Andréa complementa que “além de ser o local para a realização de cultos, rituais e meditações budistas, [o templo] também abriga objetos sagrados e de valor artístico”. Ela explica que esse papel mudou ao longo da história. Durante o período Edo, que compreendeu os séculos 17 a 19, os templos, além de serem centros culturais, tinham como função receber registros de nascimento e óbito. Atualmente são locais de peregrinação e culto, mas também constituem os principais pontos de visitação turística no Japão.
Ainda que o país se destaque por suas estruturas budistas, a religião não nasceu no Japão. Na verdade, o budismo tem origem na Índia antiga, e foi levado ao país por chineses e coreanos através da Rota da Seda. “As escolas budistas japonesas foram importadas a partir da cultura chinesa, como também foi o caso da escrita e de várias artes tradicionais chinesas, que foram trazidas ao Japão”, conta Rafael. De acordo com a Agência de Assuntos Culturais da Embaixada do Japão no Brasil, em uma pesquisa de 2018, 66% da população segue o budismo e o primeiro lugar pertence ao xintoísmo, com alta sobreposição entre as duas religiões.
Inspirações no Brasil
Em várias cidades brasileiras, podem-se encontrar muitas referências à arquitetura japonesa. Na região de Ribeirão Pires, no estado de São Paulo, a Torre de Miroku é um exemplo.
A torre tem oito metros de altura e foi construída sem pregos ou parafusos, como a maioria dos templos japoneses. Rafael diz que a Torre de Miroku “é uma cópia do templo Horyuji de Nara, considerado um dos templos budistas mais antigos do Japão”. Ele ainda explica que a torre, ainda que seja inspirada num templo budista, incorporou figuras católicas — como um espaço reservado para a imagem da Nossa Senhora Aparecida.
A mistura de crenças demonstra a grande importância dos templos japoneses não apenas como locais de consagração budista, mas de contemplação de todos os públicos no país.
As práticas espirituais no cotidiano japonês
No dia a dia do Japão, xintoísmo e budismo muitas vezes interagem. Segundo Andréa, não é incomum que japoneses se declarem ao mesmo tempo budistas e xintoístas. As duas religiões se conectaram com os passar dos séculos e “costuma-se dizer que, no Japão, o xintoísmo se encarrega da vida e o budismo da morte. O primeiro cuida dos ritos de nascimento e matrimônio, enquanto o segundo atua na esfera do culto aos antepassados e dos ritos funerários”, como conta Andréa.
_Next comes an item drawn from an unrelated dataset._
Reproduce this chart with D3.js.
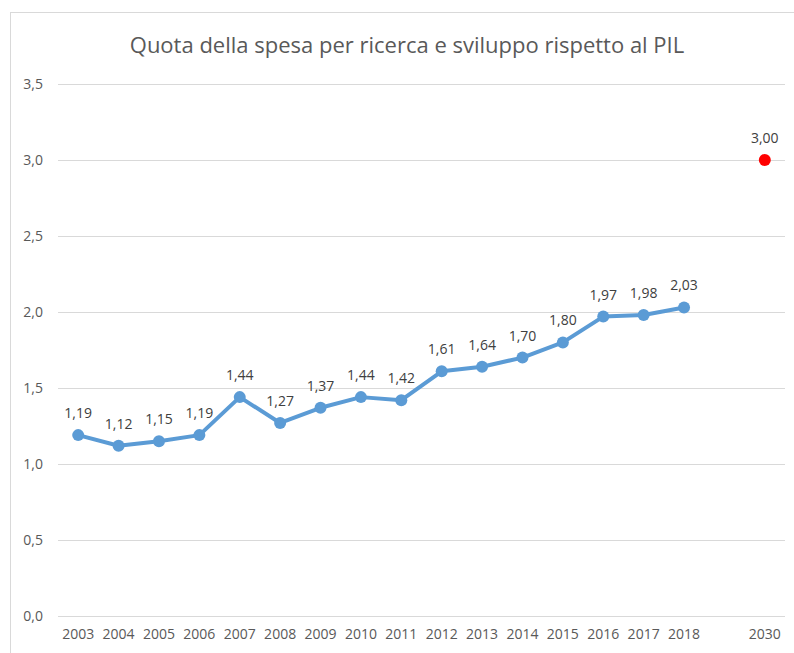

Entre culto às divindades, contemplação da natureza, eventos culturais e atividades administrativas, templos e santuários extrapolam o valor arquitetônico. Quem se aventurar a pesquisar sobre um templo específico perceberá a profundidade de informação que cada um desses lugares carrega. Cada estrutura interage com lendas e episódios da história japonesa, além de participar de todo um universo de relações humanas, práticas artísticas e espiritualidade.